Reproduce the listing that follows with no differences at all.

SUPPLIED MATERIAL
○ ○ ○ ○ ○ ○ ○

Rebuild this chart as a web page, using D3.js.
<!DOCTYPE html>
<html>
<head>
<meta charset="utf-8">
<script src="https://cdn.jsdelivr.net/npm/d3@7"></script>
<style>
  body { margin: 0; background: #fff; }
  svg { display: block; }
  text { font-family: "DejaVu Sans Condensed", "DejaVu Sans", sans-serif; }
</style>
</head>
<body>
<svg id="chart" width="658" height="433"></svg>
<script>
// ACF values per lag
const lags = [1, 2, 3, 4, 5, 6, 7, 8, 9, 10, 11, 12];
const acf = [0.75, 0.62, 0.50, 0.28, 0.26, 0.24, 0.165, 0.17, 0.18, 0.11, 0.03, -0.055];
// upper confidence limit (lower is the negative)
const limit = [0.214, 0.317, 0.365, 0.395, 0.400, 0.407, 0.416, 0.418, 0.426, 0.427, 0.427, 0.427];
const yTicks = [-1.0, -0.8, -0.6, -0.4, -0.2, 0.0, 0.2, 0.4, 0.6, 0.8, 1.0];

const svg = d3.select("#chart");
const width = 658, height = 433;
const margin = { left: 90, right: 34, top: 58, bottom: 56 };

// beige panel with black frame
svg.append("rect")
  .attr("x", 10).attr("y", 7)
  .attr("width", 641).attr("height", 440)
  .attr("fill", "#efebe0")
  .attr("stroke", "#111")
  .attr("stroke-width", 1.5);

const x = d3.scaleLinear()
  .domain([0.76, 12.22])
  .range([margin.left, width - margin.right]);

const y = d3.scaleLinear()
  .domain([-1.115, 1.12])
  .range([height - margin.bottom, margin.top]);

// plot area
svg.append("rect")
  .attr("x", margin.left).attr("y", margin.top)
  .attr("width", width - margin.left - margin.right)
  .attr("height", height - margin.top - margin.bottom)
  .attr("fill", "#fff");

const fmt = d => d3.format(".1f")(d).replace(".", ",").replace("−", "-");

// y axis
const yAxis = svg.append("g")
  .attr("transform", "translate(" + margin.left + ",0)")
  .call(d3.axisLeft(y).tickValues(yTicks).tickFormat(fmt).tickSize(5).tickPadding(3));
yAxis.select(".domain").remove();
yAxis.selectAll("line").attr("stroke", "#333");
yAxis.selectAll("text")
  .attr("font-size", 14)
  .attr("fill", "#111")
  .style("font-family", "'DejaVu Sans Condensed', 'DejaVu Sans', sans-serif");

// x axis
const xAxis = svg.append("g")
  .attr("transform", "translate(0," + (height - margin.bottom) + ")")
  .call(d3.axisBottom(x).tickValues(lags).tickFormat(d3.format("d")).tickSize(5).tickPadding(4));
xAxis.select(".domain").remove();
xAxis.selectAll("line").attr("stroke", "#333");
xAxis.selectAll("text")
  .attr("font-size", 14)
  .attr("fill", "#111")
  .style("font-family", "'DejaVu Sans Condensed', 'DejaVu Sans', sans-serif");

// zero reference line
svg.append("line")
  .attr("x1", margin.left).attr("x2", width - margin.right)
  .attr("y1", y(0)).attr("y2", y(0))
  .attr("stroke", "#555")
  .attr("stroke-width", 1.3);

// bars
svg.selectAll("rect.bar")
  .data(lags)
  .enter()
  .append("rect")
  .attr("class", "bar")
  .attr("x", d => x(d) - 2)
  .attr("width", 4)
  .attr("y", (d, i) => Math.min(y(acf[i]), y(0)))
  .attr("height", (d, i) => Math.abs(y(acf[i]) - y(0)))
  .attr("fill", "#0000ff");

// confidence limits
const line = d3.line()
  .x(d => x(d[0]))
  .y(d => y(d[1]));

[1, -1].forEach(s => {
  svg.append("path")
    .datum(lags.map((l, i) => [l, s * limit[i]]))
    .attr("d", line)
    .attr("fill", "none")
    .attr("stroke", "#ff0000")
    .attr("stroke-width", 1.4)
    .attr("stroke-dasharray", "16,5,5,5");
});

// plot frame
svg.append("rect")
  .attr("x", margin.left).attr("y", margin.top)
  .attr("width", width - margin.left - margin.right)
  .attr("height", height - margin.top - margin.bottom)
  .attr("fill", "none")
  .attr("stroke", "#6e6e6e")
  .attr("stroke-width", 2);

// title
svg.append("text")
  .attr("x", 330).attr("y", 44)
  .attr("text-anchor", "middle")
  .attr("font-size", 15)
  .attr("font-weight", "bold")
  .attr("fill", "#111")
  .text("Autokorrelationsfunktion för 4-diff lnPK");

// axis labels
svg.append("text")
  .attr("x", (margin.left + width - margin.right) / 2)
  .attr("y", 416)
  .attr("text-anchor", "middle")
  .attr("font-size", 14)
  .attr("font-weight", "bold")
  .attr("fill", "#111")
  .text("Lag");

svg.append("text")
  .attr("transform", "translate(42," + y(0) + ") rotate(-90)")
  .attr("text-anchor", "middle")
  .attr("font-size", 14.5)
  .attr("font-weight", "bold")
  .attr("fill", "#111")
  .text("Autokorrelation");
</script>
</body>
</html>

○ ○ ○ ○ ○ ○ ○

RESULT OF THE EXERCISE
Rebuild this chart as a web page, using D3.js.
<!DOCTYPE html>
<html>
<head>
<meta charset="utf-8">
<script src="https://cdn.jsdelivr.net/npm/d3@7"></script>
<style>
  body { margin: 0; background: #fff; }
  svg { display: block; }
  text { font-family: "DejaVu Sans Condensed", "DejaVu Sans", sans-serif; }
</style>
</head>
<body>
<svg id="chart" width="658" height="433"></svg>
<script>
// ACF values per lag
const lags = [1, 2, 3, 4, 5, 6, 7, 8, 9, 10, 11, 12];
const acf = [0.75, 0.62, 0.50, 0.28, 0.26, 0.24, 0.165, 0.17, 0.18, 0.11, 0.03, -0.055];
// upper confidence limit (lower is the negative)
const limit = [0.214, 0.317, 0.365, 0.395, 0.400, 0.407, 0.416, 0.418, 0.426, 0.427, 0.427, 0.427];
const yTicks = [-1.0, -0.8, -0.6, -0.4, -0.2, 0.0, 0.2, 0.4, 0.6, 0.8, 1.0];

const svg = d3.select("#chart");
const width = 658, height = 433;
const margin = { left: 90, right: 34, top: 58, bottom: 56 };

// beige panel with black frame
svg.append("rect")
  .attr("x", 10).attr("y", 7)
  .attr("width", 641).attr("height", 440)
  .attr("fill", "#efebe0")
  .attr("stroke", "#111")
  .attr("stroke-width", 1.5);

const x = d3.scaleLinear()
  .domain([0.76, 12.22])
  .range([margin.left, width - margin.right]);

const y = d3.scaleLinear()
  .domain([-1.115, 1.12])
  .range([height - margin.bottom, margin.top]);

// plot area
svg.append("rect")
  .attr("x", margin.left).attr("y", margin.top)
  .attr("width", width - margin.left - margin.right)
  .attr("height", height - margin.top - margin.bottom)
  .attr("fill", "#fff");

const fmt = d => d3.format(".1f")(d).replace(".", ",").replace("−", "-");

// y axis
const yAxis = svg.append("g")
  .attr("transform", "translate(" + margin.left + ",0)")
  .call(d3.axisLeft(y).tickValues(yTicks).tickFormat(fmt).tickSize(5).tickPadding(3));
yAxis.select(".domain").remove();
yAxis.selectAll("line").attr("stroke", "#333");
yAxis.selectAll("text")
  .attr("font-size", 14)
  .attr("fill", "#111")
  .style("font-family", "'DejaVu Sans Condensed', 'DejaVu Sans', sans-serif");

// x axis
const xAxis = svg.append("g")
  .attr("transform", "translate(0," + (height - margin.bottom) + ")")
  .call(d3.axisBottom(x).tickValues(lags).tickFormat(d3.format("d")).tickSize(5).tickPadding(4));
xAxis.select(".domain").remove();
xAxis.selectAll("line").attr("stroke", "#333");
xAxis.selectAll("text")
  .attr("font-size", 14)
  .attr("fill", "#111")
  .style("font-family", "'DejaVu Sans Condensed', 'DejaVu Sans', sans-serif");

// zero reference line
svg.append("line")
  .attr("x1", margin.left).attr("x2", width - margin.right)
  .attr("y1", y(0)).attr("y2", y(0))
  .attr("stroke", "#555")
  .attr("stroke-width", 1.3);

// bars
svg.selectAll("rect.bar")
  .data(lags)
  .enter()
  .append("rect")
  .attr("class", "bar")
  .attr("x", d => x(d) - 2)
  .attr("width", 4)
  .attr("y", (d, i) => Math.min(y(acf[i]), y(0)))
  .attr("height", (d, i) => Math.abs(y(acf[i]) - y(0)))
  .attr("fill", "#0000ff");

// confidence limits
const line = d3.line()
  .x(d => x(d[0]))
  .y(d => y(d[1]));

[1, -1].forEach(s => {
  svg.append("path")
    .datum(lags.map((l, i) => [l, s * limit[i]]))
    .attr("d", line)
    .attr("fill", "none")
    .attr("stroke", "#ff0000")
    .attr("stroke-width", 1.4)
    .attr("stroke-dasharray", "16,5,5,5");
});

// plot frame
svg.append("rect")
  .attr("x", margin.left).attr("y", margin.top)
  .attr("width", width - margin.left - margin.right)
  .attr("height", height - margin.top - margin.bottom)
  .attr("fill", "none")
  .attr("stroke", "#6e6e6e")
  .attr("stroke-width", 2);

// title
svg.append("text")
  .attr("x", 330).attr("y", 44)
  .attr("text-anchor", "middle")
  .attr("font-size", 15)
  .attr("font-weight", "bold")
  .attr("fill", "#111")
  .text("Autokorrelationsfunktion för 4-diff lnPK");

// axis labels
svg.append("text")
  .attr("x", (margin.left + width - margin.right) / 2)
  .attr("y", 416)
  .attr("text-anchor", "middle")
  .attr("font-size", 14)
  .attr("font-weight", "bold")
  .attr("fill", "#111")
  .text("Lag");

svg.append("text")
  .attr("transform", "translate(42," + y(0) + ") rotate(-90)")
  .attr("text-anchor", "middle")
  .attr("font-size", 14.5)
  .attr("font-weight", "bold")
  .attr("fill", "#111")
  .text("Autokorrelation");
</script>
</body>
</html>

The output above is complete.